No caso de São Paulo, o governo priorizou a indução à utilização de imóveis no centro da cidade, em especial nas Zonas Especiais de Interesse Social (Zeis), como forma de facilitar a implantação de projetos de moradia. Mas a Peuc pode servir também para direcionar a direção e o tipo de expansão de uma cidade de menor porte. “Cidades pequenas em expansão se aproximam de grandes propriedades rurais, por exemplo, o que exige uma nova organização do espaço. Além disso, a Peuc exige o comprimento de alguma função social para a propriedade, mas não restringe a modalidade. Pode servir para disponibilizar terrenos para o setor produtivo, que em muitos lugares vê a Peuc com bons olhos”, exemplifica. A Peuc e o IPTU Progressivo podem, ainda, ser instrumentos de preservação ambiental.

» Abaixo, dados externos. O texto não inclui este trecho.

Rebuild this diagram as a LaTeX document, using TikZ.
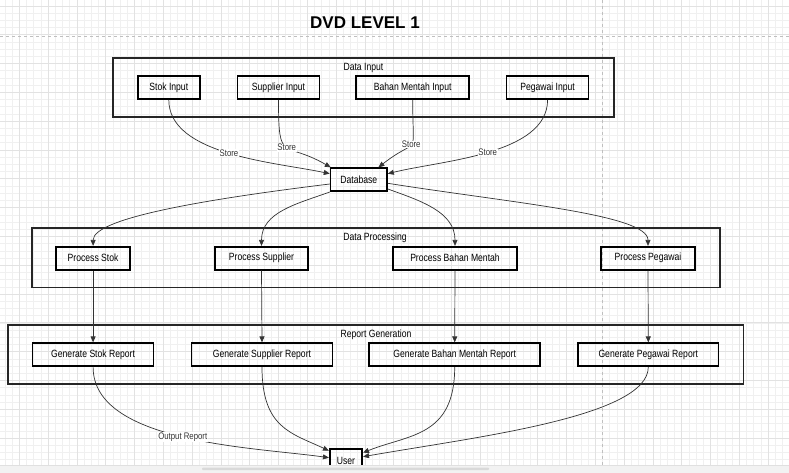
\documentclass[tikz,border=0pt]{standalone}
\usepackage{fontspec}
\setmainfont{Liberation Sans}
\newfontfamily\boxfont[FakeStretch=0.82]{Liberation Sans}
\usepackage{xcolor}
\usetikzlibrary{positioning,arrows.meta}
\definecolor{edgegray}{HTML}{333333}
\definecolor{gridminor}{HTML}{F0F0F0}
\definecolor{gridmajor}{HTML}{E2E2E2}

\begin{document}
\begin{tikzpicture}[x=1pt,y=-1pt,
  box/.style={draw=black,line width=1.6pt,minimum height=23pt,inner sep=0pt,
    font=\boxfont\fontsize{10.5}{12}\selectfont},
  group/.style={draw=black!85,line width=1.6pt,inner sep=0pt},
  grouplabel/.style={font=\boxfont\fontsize{10.5}{12}\selectfont,inner sep=0pt},
  flow/.style={draw=edgegray,line width=0.7pt,-{Triangle[length=6pt,width=5pt]}},
  lbl/.style={font=\boxfont\fontsize{9.5}{11}\selectfont,text=edgegray,fill=white,inner sep=0.5pt}]
\useasboundingbox (0,0) rectangle (789,473);
% grid
\foreach \i in {0,...,109} \draw[gridminor,line width=0.6pt] ({4.9+7.2*\i},0) -- ({4.9+7.2*\i},465);
\foreach \i in {0,...,64} \draw[gridminor,line width=0.6pt] (0,{6+7.2*\i}) -- (789,{6+7.2*\i});
\foreach \i in {0,...,27} \draw[gridmajor,line width=0.7pt] ({19.3+28.8*\i},0) -- ({19.3+28.8*\i},465);
\foreach \i in {0,...,16} \draw[gridmajor,line width=0.7pt] (0,{6+28.8*\i}) -- (789,{6+28.8*\i});
\draw[black!25,dashed,line width=0.7pt] (0,36.7) -- (789,36.7);
\draw[black!25,dashed,line width=0.7pt] (602.3,0) -- (602.3,465);

\node[font=\bfseries\fontsize{17}{20}\selectfont] (title) at (365,22.3) {DVD LEVEL 1};

% groups
\node[group,minimum width=501pt,minimum height=59pt] (inputgrp) at (363.4,87.5) {};
\node[grouplabel] at (363.4,67.7) {Data Input};
\node[group,minimum width=688pt,minimum height=59.5pt] (procgrp) at (376,257.8) {};
\node[grouplabel] at (375,237.7) {Data Processing};
\node[group,minimum width=735.7pt,minimum height=59pt] (gengrp) at (375.7,354.7) {};
\node[grouplabel] at (376,335) {Report Generation};

% inputs
\node[box,minimum width=62pt] (stokin) at (168.8,87.5) {Stok Input};
\node[box,minimum width=82pt] (supin) at (278.5,87.5) {Supplier Input};
\node[box,minimum width=113pt] (bahanin) at (412.7,87.5) {Bahan Mentah Input};
\node[box,minimum width=82pt] (pegin) at (547.6,87.5) {Pegawai Input};

\node[box,minimum width=56.5pt] (db) at (358.8,179.7) {Database};

% processing
\node[box,minimum width=74pt] (procstok) at (93.1,258.2) {Process Stok};
\node[box,minimum width=92.5pt] (procsup) at (261.5,258.2) {Process Supplier};
\node[box,minimum width=123.5pt] (procbahan) at (455,258.2) {Process Bahan Mentah};
\node[box,minimum width=93.5pt] (procpeg) at (648,258.2) {Process Pegawai};

% reports
\node[box,minimum width=121pt] (genstok) at (93.1,354.7) {Generate Stok Report};
\node[box,minimum width=141pt] (gensup) at (262,354.7) {Generate Supplier Report};
\node[box,minimum width=171pt] (genbahan) at (454.7,354.7) {Generate Bahan Mentah Report};
\node[box,minimum width=140.5pt] (genpeg) at (648.3,354.7) {Generate Pegawai Report};

\node[box,minimum width=32.5pt] (user) at (346,460.5) {User};

% store
\draw[flow] (stokin.south) to[out=-90,in=168,looseness=0.8] node[lbl,pos=0.5] {Store} ([yshift=6pt]db.west);
\draw[flow] (supin.south) to[out=-90,in=150,out looseness=1.95,in looseness=1.65] node[lbl,pos=0.5] {Store} ([xshift=1pt]db.north west);
\draw[flow] (bahanin.south) to[out=-90,in=38,out looseness=2.1,in looseness=1.8] node[lbl,pos=0.5] {Store} ([xshift=-9.5pt]db.north east);
\draw[flow] (pegin.south) to[out=-90,in=14,looseness=0.8] node[lbl,pos=0.5] {Store} ([yshift=6pt]db.east);

% database to processing
\draw[flow] ([yshift=-4.3pt]db.west) to[out=187,in=90,out looseness=1.2,in looseness=0.3] (procstok.north);
\draw[flow] (db.south west) to[out=200,in=90] (procsup.north);
\draw[flow] ([yshift=3pt]db.south east) to[out=-20,in=90] (procbahan.north);
\draw[flow] ([yshift=-3.6pt]db.east) to[out=-9,in=90,out looseness=1.2,in looseness=0.3] (procpeg.north);

\foreach \p/\g in {procstok/genstok,procsup/gensup,procbahan/genbahan,procpeg/genpeg}
  \draw[flow] (\p.south) -- (\g.north);

% output
\draw[flow] (genstok.south) to[out=-90,in=172,looseness=0.77] node[lbl,pos=0.5] {Output Report} ([yshift=2.8pt]user.west);
\draw[flow] (gensup.south) to[out=-90,in=155,out looseness=1.45,in looseness=1] ([yshift=9.8pt]user.west);
\draw[flow] (genbahan.south) to[out=-90,in=22,out looseness=1.43,in looseness=1] ([yshift=7.8pt]user.east);
\draw[flow] (genpeg.south) to[out=-90,in=10,out looseness=0.43,in looseness=0.95] ([yshift=3.8pt]user.east);

% scroll bar
\fill[black!5] (0,465) rectangle (789,473);
\draw[black!12,line width=0.7pt] (0,465.3) -- (789,465.3);
\fill[black!15,rounded corners=1pt] (202,467.5) rectangle (489,470);
\end{tikzpicture}
\end{document}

“Como poucas cidades tiram efetivamente essas ferramentas do papel, ainda vamos descobrir o potencial total das aplicações da Peuc e do IPTU Progressivo. Mas é, com certeza, um caminho para uma cidade mais sustentável, mais justa e mais saudável”, pondera Rosana. “Temos algo de muito positivo, nos últimos anos, que é a divulgação de uma agenda positiva de regulação urbana, a compreensão de que o planejamento não é uma questão tecnocrática, mas de garantia de uma cidade mais humana. As cidades, hoje, são moldadas pelos negócios”, completa.

A professora destaca que o desafio para gestores públicos nos próximos anos é garantir que instrumentos como esses saiam do papel e sejam aplicados com mais velocidade. “Temos o desafio de construir pactos políticos. Fica cada vez mais difícil resolver os problemas da cidade conforme ela cresce”, pontua.